Comb through the entries for "this" and pull out each line that holds it.

**RECORDS TO PROCESS:**

'''

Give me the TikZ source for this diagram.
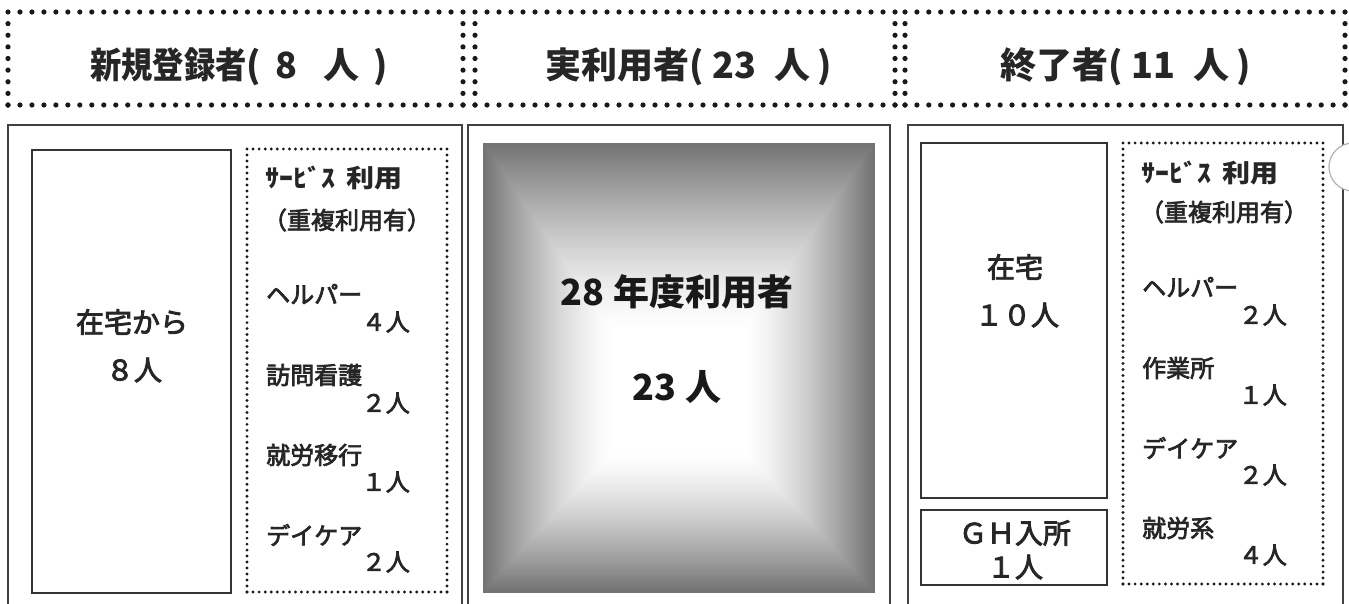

'''
'''

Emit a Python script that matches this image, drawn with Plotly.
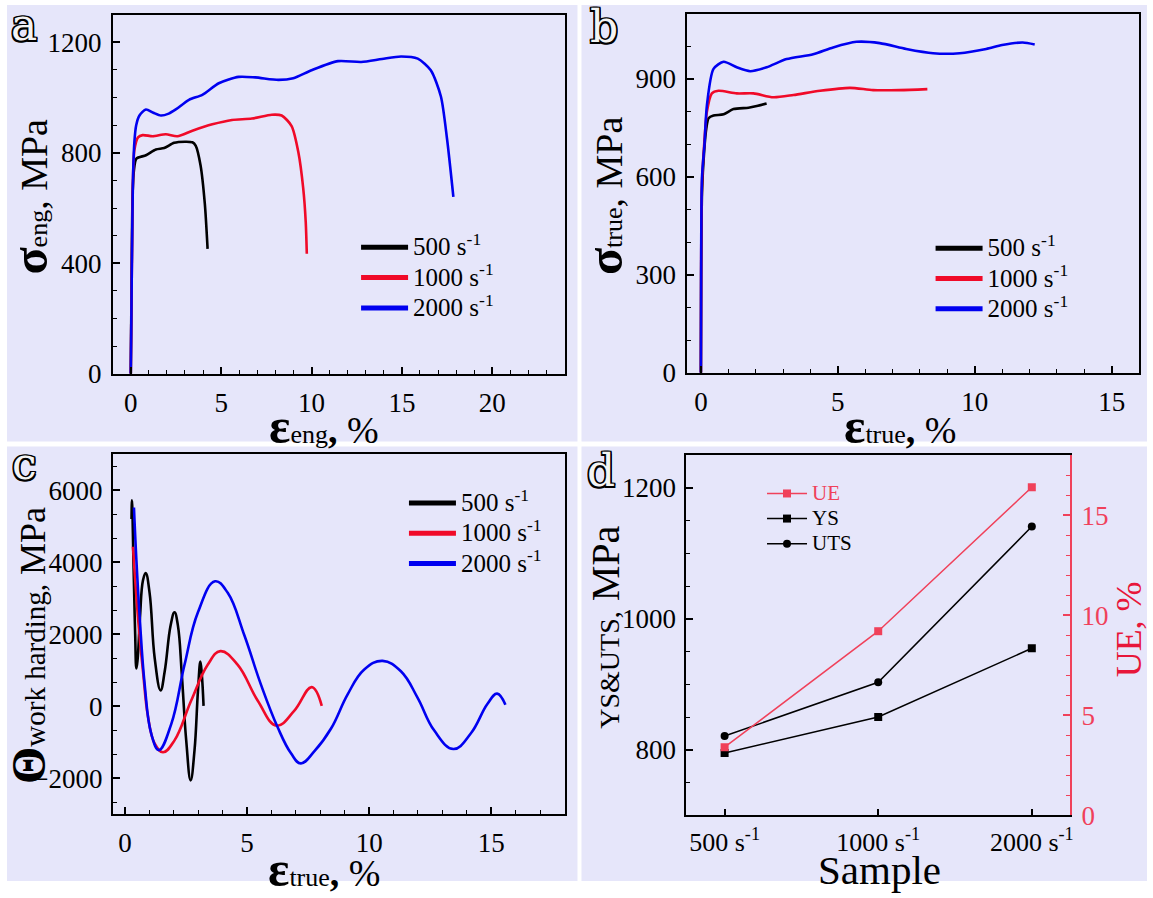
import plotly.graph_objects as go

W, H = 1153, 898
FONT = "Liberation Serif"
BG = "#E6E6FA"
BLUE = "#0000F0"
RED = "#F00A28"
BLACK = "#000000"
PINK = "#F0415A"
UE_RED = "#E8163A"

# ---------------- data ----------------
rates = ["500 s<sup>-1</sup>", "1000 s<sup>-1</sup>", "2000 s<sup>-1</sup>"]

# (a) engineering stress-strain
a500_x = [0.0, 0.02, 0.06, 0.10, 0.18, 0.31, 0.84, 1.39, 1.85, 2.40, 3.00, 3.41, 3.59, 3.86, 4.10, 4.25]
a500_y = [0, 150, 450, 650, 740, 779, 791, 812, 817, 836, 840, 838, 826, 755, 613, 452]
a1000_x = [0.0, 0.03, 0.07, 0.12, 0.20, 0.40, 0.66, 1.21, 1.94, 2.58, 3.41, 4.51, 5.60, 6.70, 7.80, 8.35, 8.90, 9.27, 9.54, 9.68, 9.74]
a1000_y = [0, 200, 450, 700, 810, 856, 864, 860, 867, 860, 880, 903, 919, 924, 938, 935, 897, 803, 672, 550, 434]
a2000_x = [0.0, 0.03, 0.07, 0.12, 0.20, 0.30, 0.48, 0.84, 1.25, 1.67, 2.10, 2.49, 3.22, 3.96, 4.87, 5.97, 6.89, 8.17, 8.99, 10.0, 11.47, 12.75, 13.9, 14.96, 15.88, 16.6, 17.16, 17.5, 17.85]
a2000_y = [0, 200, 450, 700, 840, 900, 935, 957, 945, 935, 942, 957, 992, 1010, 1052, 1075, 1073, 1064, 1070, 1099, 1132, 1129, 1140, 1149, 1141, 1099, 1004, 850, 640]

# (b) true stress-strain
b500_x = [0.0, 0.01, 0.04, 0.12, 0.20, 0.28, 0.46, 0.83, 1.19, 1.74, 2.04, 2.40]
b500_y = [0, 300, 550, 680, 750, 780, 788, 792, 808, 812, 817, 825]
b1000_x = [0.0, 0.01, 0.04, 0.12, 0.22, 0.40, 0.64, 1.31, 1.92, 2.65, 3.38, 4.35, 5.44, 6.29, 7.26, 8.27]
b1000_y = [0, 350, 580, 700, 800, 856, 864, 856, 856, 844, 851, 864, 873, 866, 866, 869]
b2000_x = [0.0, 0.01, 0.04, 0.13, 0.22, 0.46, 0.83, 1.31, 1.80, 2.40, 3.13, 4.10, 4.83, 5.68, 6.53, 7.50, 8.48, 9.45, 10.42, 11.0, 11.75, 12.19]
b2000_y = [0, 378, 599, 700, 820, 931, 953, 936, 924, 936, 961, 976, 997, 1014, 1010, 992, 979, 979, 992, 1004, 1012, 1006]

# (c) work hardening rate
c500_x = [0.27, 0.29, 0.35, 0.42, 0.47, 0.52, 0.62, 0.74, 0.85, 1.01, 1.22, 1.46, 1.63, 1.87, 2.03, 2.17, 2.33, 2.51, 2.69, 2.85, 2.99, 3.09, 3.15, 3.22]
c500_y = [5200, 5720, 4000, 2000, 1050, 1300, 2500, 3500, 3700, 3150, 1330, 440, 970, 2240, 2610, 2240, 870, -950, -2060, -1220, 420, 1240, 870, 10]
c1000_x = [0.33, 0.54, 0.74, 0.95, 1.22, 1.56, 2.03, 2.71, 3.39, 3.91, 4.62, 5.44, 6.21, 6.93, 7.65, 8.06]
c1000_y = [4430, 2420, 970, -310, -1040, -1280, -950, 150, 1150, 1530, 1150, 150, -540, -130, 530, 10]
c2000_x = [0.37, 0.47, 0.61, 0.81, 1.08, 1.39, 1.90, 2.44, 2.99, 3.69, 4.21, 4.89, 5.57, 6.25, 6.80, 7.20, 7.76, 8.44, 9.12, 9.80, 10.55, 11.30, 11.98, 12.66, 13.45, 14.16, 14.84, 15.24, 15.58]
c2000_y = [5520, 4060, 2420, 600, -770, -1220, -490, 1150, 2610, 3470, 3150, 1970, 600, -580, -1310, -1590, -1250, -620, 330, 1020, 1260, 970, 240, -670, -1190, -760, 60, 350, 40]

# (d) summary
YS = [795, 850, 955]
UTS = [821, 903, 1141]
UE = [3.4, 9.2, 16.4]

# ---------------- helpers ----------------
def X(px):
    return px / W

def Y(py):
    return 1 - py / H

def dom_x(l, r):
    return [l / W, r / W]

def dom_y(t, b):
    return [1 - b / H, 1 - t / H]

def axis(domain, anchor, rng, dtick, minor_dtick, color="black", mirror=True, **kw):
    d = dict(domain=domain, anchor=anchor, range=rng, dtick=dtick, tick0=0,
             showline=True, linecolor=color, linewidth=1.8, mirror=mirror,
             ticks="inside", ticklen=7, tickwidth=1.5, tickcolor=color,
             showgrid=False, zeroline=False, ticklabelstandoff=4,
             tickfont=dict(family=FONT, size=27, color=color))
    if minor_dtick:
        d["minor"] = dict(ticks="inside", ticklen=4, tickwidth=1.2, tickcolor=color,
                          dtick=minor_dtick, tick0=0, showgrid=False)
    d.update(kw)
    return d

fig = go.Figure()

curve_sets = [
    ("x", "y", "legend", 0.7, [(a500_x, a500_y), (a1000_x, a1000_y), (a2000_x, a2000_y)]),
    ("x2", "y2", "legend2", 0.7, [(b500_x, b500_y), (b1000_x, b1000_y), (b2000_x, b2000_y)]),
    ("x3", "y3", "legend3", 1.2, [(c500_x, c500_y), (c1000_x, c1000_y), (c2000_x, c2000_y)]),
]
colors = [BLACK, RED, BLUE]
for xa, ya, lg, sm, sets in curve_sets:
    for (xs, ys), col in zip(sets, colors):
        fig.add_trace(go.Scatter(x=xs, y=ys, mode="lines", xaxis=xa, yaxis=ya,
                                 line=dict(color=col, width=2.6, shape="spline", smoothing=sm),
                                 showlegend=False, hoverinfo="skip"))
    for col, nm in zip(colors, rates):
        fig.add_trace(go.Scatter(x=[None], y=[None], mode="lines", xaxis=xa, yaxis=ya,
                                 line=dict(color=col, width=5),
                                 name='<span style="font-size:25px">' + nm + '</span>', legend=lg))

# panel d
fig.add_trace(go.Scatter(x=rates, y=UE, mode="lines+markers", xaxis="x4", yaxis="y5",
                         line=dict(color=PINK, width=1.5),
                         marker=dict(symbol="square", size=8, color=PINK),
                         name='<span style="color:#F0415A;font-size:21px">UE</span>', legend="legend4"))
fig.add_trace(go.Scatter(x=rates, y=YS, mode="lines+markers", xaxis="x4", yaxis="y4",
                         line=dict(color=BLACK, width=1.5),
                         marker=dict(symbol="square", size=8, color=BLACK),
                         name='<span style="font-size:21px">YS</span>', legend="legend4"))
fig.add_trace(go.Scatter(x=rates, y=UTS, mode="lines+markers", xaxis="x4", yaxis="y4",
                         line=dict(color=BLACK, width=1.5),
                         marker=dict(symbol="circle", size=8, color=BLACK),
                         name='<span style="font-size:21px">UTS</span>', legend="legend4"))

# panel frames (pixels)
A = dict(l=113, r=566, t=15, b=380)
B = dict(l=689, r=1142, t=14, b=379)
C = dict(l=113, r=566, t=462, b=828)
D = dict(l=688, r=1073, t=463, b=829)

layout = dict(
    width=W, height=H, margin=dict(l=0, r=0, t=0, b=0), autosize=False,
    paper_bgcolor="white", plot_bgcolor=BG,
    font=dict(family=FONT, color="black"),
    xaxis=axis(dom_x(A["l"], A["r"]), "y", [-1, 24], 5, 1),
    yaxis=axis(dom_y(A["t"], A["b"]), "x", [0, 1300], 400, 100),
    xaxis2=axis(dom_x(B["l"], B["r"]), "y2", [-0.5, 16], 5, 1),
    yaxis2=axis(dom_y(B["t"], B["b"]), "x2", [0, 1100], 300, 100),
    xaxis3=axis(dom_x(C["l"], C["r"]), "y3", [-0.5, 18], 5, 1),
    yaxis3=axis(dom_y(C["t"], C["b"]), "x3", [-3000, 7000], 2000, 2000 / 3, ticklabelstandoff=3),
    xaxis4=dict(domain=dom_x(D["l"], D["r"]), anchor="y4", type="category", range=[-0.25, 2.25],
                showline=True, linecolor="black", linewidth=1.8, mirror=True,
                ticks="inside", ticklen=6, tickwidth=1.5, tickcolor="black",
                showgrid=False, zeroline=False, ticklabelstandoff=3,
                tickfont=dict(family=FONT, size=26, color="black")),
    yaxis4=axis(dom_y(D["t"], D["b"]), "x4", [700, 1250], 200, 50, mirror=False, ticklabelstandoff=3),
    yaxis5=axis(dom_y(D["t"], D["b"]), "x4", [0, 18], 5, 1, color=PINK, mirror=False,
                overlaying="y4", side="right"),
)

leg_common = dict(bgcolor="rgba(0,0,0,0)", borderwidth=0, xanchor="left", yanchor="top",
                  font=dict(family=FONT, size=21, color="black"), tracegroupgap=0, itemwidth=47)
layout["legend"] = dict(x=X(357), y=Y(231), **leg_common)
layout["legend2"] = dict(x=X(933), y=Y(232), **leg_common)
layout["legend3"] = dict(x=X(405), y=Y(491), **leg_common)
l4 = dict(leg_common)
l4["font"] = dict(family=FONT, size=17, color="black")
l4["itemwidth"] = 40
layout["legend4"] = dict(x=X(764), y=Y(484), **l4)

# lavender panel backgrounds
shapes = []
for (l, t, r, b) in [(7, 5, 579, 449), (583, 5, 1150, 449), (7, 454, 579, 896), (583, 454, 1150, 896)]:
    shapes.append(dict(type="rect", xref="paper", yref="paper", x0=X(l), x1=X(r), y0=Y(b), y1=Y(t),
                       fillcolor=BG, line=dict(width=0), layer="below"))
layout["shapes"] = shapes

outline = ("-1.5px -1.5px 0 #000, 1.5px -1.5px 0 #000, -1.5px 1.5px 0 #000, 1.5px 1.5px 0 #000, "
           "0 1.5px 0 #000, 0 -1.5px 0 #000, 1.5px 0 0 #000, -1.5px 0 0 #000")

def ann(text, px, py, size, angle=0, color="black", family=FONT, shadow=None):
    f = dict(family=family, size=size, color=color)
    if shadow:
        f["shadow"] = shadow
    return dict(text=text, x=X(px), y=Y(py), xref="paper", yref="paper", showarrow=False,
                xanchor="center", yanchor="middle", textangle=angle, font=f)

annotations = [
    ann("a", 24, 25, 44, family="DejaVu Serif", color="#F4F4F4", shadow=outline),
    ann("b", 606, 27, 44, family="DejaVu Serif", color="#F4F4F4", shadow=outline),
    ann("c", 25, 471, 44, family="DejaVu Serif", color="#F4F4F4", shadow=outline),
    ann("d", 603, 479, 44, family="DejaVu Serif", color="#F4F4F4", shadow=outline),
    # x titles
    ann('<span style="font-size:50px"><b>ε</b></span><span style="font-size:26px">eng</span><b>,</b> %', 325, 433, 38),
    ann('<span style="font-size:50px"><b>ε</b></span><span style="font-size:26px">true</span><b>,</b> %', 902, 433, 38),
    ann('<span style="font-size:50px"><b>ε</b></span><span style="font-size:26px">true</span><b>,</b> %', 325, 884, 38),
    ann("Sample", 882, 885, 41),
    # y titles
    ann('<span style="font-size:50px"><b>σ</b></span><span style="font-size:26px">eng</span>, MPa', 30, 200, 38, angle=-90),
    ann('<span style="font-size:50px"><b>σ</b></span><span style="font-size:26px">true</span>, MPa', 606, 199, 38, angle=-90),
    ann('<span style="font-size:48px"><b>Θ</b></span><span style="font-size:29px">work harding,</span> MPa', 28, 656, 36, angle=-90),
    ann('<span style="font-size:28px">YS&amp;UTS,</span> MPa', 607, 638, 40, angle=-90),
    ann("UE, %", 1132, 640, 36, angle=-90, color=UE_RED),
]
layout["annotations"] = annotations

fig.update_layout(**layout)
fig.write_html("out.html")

'''

**EXPECTED ANSWER:**
Give me the TikZ source for this diagram.
Emit a Python script that matches this image, drawn with Plotly.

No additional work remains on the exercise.